Write out again, unaltered, the lines from the start through the line containing "blue = '#5B9BD5'".

A run of records
○ ○ ○
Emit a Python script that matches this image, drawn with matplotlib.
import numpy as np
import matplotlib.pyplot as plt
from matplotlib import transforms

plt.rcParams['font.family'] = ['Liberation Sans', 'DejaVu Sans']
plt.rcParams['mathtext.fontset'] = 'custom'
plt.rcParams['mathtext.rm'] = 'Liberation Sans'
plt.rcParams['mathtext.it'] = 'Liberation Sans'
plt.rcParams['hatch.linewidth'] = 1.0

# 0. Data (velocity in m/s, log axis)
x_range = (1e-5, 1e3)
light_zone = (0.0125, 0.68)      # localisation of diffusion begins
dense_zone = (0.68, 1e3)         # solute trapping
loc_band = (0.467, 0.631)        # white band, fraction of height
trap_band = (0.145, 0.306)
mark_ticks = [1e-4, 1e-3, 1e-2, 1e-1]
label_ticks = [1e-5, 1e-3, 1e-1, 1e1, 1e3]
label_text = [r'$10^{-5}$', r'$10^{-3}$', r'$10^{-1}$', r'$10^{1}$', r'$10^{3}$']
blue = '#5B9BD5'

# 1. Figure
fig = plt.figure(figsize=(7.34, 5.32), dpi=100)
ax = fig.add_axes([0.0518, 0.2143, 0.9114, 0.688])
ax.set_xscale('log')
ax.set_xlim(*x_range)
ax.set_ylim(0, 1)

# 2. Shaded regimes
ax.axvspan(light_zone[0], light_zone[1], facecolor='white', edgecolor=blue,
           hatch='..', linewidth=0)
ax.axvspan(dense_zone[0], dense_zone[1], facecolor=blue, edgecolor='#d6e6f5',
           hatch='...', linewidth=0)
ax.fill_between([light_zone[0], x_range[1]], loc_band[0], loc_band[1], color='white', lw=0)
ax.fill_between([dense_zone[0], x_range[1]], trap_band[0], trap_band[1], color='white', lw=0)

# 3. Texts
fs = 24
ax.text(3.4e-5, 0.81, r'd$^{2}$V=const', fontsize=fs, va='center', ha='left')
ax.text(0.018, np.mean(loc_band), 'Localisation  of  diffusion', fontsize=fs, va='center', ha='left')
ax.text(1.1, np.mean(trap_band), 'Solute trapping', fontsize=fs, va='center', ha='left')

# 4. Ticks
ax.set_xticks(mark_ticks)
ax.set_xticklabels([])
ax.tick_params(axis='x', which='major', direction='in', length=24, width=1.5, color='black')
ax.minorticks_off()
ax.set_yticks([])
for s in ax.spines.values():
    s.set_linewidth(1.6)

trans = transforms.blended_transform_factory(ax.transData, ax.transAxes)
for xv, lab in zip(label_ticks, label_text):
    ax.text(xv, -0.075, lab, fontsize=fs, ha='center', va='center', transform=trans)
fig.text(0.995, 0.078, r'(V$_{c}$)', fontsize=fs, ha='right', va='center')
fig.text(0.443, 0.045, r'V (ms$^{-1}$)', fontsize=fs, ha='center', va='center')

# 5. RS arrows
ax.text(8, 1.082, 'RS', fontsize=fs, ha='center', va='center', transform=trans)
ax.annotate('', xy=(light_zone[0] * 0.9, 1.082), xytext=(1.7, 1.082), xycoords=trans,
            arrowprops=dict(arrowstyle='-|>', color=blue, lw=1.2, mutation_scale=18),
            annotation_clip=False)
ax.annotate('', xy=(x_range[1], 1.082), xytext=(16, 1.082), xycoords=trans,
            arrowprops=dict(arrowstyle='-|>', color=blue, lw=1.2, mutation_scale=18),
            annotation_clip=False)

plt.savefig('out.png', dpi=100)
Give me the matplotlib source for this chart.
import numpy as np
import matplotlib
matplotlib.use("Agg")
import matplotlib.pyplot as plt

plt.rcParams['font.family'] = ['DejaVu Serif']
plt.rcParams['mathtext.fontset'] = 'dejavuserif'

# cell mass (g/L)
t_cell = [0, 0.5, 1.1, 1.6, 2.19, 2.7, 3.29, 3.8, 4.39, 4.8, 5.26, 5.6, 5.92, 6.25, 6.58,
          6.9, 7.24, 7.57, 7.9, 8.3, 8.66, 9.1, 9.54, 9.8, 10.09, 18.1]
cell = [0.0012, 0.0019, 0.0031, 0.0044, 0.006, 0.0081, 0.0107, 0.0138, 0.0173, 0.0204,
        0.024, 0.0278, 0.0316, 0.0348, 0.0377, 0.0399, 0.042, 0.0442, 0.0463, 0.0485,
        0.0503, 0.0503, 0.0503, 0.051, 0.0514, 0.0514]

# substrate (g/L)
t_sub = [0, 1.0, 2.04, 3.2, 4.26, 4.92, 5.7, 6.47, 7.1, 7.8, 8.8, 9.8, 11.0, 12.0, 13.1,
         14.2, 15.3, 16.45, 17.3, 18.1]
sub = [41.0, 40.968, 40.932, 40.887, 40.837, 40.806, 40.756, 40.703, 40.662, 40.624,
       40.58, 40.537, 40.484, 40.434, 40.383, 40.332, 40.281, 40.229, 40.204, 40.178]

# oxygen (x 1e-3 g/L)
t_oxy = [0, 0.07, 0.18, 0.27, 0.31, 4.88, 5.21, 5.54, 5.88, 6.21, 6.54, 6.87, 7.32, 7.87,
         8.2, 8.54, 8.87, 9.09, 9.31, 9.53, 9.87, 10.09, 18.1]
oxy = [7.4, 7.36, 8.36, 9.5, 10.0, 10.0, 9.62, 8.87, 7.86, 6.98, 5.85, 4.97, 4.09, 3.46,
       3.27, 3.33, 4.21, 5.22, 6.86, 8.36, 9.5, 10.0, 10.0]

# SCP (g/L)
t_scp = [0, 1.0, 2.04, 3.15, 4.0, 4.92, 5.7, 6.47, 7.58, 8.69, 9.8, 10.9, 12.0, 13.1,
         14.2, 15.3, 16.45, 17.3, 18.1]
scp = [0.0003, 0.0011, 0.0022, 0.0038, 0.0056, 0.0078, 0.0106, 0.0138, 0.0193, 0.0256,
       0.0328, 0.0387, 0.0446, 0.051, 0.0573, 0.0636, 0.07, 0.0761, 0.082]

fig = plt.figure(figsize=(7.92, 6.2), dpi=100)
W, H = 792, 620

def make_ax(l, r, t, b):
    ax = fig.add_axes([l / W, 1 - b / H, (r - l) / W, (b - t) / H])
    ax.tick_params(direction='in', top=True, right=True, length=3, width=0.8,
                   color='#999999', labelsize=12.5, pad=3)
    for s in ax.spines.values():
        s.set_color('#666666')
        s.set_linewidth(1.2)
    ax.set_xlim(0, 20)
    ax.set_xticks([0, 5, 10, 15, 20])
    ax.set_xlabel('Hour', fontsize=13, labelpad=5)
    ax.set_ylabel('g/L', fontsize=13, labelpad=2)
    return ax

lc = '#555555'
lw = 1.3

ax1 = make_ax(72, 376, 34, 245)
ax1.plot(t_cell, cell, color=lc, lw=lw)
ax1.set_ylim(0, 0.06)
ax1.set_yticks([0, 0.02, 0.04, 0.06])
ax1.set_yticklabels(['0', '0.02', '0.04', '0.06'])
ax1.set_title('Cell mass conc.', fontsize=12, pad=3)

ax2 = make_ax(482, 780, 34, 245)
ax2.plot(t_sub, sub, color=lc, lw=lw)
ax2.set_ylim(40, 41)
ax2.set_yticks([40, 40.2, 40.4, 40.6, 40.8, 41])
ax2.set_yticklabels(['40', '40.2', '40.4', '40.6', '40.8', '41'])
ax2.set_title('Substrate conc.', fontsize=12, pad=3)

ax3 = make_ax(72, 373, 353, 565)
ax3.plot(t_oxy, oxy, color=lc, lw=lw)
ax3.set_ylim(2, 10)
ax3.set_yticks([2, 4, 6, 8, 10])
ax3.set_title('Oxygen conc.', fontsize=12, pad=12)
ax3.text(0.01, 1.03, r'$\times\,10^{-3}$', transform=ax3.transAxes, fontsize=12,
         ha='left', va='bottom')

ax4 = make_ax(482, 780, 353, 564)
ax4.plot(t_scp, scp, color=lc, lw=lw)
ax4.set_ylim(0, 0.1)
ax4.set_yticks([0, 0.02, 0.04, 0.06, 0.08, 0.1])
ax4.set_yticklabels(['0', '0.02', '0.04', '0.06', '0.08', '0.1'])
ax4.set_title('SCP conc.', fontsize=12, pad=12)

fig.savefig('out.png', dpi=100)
○ ○ ○
Reply:
Emit a Python script that matches this image, drawn with matplotlib.
import numpy as np
import matplotlib.pyplot as plt
from matplotlib import transforms

plt.rcParams['font.family'] = ['Liberation Sans', 'DejaVu Sans']
plt.rcParams['mathtext.fontset'] = 'custom'
plt.rcParams['mathtext.rm'] = 'Liberation Sans'
plt.rcParams['mathtext.it'] = 'Liberation Sans'
plt.rcParams['hatch.linewidth'] = 1.0

# 0. Data (velocity in m/s, log axis)
x_range = (1e-5, 1e3)
light_zone = (0.0125, 0.68)      # localisation of diffusion begins
dense_zone = (0.68, 1e3)         # solute trapping
loc_band = (0.467, 0.631)        # white band, fraction of height
trap_band = (0.145, 0.306)
mark_ticks = [1e-4, 1e-3, 1e-2, 1e-1]
label_ticks = [1e-5, 1e-3, 1e-1, 1e1, 1e3]
label_text = [r'$10^{-5}$', r'$10^{-3}$', r'$10^{-1}$', r'$10^{1}$', r'$10^{3}$']
blue = '#5B9BD5'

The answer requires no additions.